# EXERCISE DETAILS
Print the listing below from its opening line through the line holding "mid_angle = dict(zip(ccw_order, mids))", both ends included.

# DATA SHOWN
_ _ _ _ _

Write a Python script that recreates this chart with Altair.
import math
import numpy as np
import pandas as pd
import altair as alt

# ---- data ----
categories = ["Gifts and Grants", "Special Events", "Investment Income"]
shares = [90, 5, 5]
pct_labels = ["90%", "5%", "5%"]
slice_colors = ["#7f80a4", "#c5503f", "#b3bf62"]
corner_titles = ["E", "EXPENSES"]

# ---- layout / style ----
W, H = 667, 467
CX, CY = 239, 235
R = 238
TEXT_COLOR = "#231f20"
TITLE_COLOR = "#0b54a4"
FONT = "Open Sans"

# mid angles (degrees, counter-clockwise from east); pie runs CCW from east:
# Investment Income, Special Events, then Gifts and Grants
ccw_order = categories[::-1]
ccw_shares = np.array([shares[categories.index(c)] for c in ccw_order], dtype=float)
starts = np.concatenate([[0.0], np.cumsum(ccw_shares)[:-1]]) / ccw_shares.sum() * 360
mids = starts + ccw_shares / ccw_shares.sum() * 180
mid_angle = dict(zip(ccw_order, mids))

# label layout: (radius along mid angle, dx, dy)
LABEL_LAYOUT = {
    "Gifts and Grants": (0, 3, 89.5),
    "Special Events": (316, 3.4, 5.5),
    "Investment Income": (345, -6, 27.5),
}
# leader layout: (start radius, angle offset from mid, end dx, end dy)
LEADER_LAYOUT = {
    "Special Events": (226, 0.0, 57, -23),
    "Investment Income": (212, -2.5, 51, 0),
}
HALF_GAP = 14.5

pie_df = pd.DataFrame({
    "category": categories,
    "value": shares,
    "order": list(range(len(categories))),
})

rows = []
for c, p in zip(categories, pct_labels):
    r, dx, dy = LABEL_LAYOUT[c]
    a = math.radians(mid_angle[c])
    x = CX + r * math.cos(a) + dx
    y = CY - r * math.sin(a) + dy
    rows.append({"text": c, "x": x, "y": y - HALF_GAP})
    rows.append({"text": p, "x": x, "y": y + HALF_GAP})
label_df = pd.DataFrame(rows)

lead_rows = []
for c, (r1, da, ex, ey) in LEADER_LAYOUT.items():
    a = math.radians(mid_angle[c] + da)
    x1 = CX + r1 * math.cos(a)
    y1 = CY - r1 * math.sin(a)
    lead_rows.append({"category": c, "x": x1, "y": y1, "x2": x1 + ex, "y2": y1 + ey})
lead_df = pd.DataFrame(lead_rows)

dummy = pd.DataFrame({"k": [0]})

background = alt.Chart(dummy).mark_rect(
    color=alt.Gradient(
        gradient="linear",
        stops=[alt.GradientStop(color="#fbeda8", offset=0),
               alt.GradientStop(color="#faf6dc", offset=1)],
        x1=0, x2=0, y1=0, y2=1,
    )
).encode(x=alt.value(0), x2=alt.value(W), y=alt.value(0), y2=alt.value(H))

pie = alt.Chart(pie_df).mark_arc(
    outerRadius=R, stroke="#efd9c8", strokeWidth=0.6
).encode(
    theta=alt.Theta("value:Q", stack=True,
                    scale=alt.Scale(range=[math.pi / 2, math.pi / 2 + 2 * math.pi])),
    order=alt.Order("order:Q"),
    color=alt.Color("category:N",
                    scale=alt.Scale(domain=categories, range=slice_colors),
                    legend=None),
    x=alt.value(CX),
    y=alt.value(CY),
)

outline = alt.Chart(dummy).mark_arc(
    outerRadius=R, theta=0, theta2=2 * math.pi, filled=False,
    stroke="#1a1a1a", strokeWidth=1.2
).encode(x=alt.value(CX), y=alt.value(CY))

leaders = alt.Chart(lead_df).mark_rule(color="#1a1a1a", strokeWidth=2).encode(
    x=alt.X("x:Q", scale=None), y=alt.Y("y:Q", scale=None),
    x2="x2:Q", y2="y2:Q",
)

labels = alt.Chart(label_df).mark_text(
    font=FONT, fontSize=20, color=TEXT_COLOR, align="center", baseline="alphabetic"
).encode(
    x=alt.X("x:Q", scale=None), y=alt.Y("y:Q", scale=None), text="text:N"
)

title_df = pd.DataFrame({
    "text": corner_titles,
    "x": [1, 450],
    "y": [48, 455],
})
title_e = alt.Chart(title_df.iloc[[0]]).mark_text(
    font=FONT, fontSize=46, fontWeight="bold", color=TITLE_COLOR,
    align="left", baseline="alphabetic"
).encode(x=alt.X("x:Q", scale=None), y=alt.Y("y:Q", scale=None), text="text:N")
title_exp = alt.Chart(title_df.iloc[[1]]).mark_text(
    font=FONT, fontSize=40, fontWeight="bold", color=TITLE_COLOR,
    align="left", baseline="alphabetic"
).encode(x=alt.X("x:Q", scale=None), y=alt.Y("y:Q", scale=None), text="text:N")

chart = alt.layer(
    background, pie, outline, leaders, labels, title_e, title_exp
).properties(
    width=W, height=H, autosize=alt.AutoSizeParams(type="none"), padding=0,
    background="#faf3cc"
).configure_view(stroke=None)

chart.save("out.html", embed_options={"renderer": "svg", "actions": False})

_ _ _ _ _

# FULL SOLUTION
Write a Python script that recreates this chart with Altair.
import math
import numpy as np
import pandas as pd
import altair as alt

# ---- data ----
categories = ["Gifts and Grants", "Special Events", "Investment Income"]
shares = [90, 5, 5]
pct_labels = ["90%", "5%", "5%"]
slice_colors = ["#7f80a4", "#c5503f", "#b3bf62"]
corner_titles = ["E", "EXPENSES"]

# ---- layout / style ----
W, H = 667, 467
CX, CY = 239, 235
R = 238
TEXT_COLOR = "#231f20"
TITLE_COLOR = "#0b54a4"
FONT = "Open Sans"

# mid angles (degrees, counter-clockwise from east); pie runs CCW from east:
# Investment Income, Special Events, then Gifts and Grants
ccw_order = categories[::-1]
ccw_shares = np.array([shares[categories.index(c)] for c in ccw_order], dtype=float)
starts = np.concatenate([[0.0], np.cumsum(ccw_shares)[:-1]]) / ccw_shares.sum() * 360
mids = starts + ccw_shares / ccw_shares.sum() * 180
mid_angle = dict(zip(ccw_order, mids))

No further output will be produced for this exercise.